**Plotting code records**
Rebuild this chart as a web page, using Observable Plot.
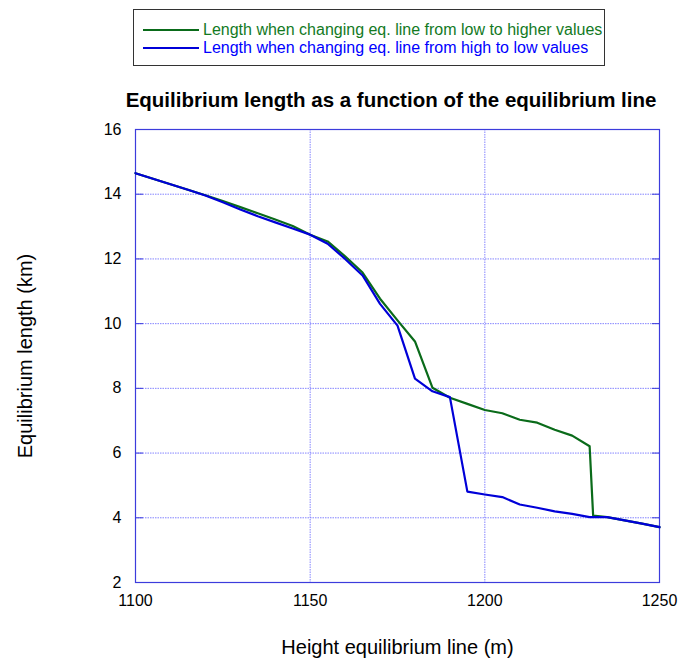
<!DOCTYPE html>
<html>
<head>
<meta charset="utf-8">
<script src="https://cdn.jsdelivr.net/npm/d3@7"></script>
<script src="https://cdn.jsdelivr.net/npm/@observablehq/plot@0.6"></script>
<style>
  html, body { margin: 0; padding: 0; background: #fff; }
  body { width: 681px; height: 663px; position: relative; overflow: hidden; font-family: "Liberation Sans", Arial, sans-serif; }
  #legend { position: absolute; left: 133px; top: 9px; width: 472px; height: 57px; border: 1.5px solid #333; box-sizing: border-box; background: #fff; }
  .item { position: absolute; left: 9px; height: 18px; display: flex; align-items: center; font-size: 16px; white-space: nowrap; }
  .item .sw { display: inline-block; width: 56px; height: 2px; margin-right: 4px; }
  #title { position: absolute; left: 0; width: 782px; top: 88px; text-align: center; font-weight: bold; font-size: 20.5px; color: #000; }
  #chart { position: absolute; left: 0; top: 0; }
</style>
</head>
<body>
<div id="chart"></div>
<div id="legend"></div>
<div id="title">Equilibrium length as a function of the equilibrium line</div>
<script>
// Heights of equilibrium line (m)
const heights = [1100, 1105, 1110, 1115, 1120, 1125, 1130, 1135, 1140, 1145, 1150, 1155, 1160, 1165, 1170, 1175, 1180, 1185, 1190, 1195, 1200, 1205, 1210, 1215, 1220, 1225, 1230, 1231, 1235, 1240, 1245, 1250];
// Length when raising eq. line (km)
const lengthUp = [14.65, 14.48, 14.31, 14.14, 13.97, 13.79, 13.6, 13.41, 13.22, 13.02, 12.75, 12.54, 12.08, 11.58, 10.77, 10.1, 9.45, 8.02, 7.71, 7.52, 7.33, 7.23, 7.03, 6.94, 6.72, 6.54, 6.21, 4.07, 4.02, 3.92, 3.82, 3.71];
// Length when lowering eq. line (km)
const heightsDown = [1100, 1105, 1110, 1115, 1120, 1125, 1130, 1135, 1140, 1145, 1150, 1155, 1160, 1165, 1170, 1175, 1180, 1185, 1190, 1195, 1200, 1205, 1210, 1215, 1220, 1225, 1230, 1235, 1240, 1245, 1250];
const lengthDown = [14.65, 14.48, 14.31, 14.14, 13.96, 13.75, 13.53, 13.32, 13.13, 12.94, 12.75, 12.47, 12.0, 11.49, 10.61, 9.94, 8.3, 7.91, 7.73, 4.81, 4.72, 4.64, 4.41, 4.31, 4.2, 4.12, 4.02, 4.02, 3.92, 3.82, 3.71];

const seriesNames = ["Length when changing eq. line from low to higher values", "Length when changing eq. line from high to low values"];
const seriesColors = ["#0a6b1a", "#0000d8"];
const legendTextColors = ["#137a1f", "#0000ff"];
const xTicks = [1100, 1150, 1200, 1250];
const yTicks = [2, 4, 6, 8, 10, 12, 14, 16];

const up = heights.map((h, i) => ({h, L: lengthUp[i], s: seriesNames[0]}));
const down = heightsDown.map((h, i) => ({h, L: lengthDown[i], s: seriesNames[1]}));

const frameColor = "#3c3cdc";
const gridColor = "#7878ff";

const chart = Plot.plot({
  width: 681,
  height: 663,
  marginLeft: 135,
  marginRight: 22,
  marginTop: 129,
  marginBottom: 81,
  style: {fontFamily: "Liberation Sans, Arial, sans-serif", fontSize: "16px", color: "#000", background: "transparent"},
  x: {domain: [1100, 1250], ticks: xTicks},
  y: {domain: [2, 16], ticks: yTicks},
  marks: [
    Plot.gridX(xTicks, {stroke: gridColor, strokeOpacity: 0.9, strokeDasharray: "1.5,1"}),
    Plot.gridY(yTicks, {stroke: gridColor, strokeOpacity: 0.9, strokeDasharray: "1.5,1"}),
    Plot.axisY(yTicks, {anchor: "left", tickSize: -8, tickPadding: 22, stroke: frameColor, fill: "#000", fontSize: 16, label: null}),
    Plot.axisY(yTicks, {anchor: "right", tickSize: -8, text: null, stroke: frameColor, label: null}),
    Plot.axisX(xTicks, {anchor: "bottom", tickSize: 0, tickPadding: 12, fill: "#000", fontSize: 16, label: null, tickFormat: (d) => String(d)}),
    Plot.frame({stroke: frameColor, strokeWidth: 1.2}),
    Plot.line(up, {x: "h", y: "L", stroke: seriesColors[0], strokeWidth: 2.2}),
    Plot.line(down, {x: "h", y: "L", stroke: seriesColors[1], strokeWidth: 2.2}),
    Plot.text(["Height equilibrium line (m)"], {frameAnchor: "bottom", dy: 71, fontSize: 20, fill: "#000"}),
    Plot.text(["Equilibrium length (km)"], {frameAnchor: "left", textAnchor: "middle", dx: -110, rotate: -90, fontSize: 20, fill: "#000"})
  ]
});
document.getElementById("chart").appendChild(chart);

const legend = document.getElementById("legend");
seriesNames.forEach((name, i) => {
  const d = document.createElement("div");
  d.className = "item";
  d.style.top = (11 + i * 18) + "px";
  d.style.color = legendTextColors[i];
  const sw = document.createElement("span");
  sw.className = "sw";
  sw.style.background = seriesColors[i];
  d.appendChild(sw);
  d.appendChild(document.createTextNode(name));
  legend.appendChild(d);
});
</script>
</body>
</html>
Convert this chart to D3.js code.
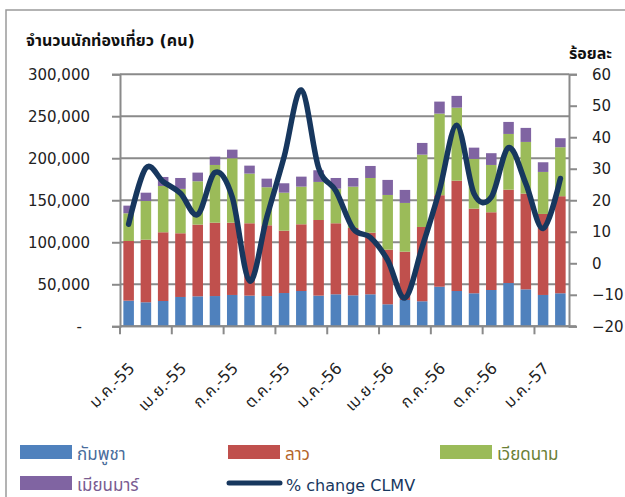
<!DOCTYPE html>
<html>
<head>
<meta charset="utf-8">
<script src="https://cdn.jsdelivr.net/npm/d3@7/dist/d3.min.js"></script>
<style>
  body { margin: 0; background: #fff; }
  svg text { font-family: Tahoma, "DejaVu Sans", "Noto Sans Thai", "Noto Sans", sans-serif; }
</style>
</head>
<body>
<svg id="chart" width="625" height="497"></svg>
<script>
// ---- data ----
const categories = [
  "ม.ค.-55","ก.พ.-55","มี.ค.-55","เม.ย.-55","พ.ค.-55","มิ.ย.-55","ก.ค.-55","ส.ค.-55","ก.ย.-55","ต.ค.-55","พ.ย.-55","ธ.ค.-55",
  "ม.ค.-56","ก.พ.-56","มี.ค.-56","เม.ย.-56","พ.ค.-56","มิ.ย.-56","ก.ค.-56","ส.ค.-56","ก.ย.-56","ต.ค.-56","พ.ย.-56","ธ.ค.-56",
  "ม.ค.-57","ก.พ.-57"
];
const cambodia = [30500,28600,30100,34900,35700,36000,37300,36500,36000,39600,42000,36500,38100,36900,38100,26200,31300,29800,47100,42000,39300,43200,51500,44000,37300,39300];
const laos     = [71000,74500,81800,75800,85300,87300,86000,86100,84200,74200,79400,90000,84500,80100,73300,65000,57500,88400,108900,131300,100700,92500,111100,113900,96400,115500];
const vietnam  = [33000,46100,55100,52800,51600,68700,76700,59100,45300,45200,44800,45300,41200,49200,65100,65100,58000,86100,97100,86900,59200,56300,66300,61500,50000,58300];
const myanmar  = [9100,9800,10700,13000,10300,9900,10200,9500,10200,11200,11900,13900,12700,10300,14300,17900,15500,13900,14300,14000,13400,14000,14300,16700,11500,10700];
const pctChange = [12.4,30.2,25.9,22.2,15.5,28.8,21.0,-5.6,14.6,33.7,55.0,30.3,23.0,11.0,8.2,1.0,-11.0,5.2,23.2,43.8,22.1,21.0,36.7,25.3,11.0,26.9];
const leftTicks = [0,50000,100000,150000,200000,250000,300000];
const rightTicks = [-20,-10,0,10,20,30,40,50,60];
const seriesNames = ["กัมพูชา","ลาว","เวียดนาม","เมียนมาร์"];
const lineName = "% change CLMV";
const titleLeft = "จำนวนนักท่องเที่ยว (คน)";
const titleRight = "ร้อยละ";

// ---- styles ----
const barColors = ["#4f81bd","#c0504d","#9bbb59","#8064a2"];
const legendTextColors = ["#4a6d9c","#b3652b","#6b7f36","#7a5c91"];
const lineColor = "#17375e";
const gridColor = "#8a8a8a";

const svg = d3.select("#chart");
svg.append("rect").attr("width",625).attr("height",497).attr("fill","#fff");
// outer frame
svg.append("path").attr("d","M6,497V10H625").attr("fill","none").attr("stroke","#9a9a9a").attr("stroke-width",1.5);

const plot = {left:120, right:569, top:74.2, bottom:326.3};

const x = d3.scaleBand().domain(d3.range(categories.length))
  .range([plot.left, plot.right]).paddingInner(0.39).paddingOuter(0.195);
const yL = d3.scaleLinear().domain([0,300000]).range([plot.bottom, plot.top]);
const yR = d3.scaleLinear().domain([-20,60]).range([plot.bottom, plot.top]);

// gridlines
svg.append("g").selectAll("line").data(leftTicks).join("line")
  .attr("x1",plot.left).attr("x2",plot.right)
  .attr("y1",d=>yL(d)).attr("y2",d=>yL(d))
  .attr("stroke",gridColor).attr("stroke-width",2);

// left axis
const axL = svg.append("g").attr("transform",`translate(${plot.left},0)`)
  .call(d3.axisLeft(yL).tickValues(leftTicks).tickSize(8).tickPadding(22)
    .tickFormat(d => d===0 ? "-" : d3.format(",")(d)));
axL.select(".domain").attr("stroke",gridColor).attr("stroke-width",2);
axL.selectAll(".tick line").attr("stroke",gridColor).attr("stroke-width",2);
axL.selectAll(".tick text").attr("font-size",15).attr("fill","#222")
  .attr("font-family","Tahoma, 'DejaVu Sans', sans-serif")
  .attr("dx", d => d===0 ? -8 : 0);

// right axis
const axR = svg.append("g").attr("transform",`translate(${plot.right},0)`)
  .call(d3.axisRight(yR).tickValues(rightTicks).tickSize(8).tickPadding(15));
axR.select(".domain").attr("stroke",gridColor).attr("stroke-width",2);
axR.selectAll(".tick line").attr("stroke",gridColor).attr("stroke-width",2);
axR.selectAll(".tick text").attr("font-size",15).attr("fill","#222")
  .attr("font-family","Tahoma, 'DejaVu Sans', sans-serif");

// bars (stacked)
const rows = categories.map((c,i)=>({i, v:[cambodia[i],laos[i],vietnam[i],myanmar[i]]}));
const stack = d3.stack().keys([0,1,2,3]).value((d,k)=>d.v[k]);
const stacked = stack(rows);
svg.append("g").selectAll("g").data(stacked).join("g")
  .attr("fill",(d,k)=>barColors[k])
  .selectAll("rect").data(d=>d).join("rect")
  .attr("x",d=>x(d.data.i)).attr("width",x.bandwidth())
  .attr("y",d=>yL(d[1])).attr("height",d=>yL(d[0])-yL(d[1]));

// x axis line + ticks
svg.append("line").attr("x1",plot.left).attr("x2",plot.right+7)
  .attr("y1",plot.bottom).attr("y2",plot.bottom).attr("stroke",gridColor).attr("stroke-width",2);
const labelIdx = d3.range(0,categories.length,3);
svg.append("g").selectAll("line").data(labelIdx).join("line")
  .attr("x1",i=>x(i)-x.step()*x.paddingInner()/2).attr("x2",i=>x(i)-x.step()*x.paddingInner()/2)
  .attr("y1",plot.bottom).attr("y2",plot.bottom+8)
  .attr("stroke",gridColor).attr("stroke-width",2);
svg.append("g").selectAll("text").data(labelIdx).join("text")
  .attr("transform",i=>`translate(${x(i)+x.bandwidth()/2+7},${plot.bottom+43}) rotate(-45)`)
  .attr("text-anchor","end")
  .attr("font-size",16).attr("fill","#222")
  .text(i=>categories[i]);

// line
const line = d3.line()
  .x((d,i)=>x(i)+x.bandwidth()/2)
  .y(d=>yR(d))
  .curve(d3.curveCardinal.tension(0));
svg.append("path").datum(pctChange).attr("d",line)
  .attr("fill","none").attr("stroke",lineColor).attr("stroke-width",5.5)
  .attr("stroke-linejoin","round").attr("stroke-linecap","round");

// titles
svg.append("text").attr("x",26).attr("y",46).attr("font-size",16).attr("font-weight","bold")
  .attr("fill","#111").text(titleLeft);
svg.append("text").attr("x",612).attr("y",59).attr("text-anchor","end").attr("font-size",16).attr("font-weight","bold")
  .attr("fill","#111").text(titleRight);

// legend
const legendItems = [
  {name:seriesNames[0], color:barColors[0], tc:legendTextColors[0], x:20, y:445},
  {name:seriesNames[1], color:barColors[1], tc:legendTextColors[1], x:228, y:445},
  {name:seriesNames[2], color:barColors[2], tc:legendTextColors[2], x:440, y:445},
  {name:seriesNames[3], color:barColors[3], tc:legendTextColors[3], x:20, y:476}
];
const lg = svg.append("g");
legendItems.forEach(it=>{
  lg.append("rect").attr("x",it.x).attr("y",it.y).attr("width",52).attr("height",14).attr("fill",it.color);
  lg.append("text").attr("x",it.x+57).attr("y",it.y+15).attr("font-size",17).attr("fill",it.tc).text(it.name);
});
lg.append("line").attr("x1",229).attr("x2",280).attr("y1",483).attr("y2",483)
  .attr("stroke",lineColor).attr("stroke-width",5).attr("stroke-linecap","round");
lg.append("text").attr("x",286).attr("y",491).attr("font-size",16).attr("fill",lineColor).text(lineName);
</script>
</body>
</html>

**Given request**
Gather each line from the listing above that holds "this".

**Correct result**
Rebuild this chart as a web page, using Observable Plot.
Convert this chart to D3.js code.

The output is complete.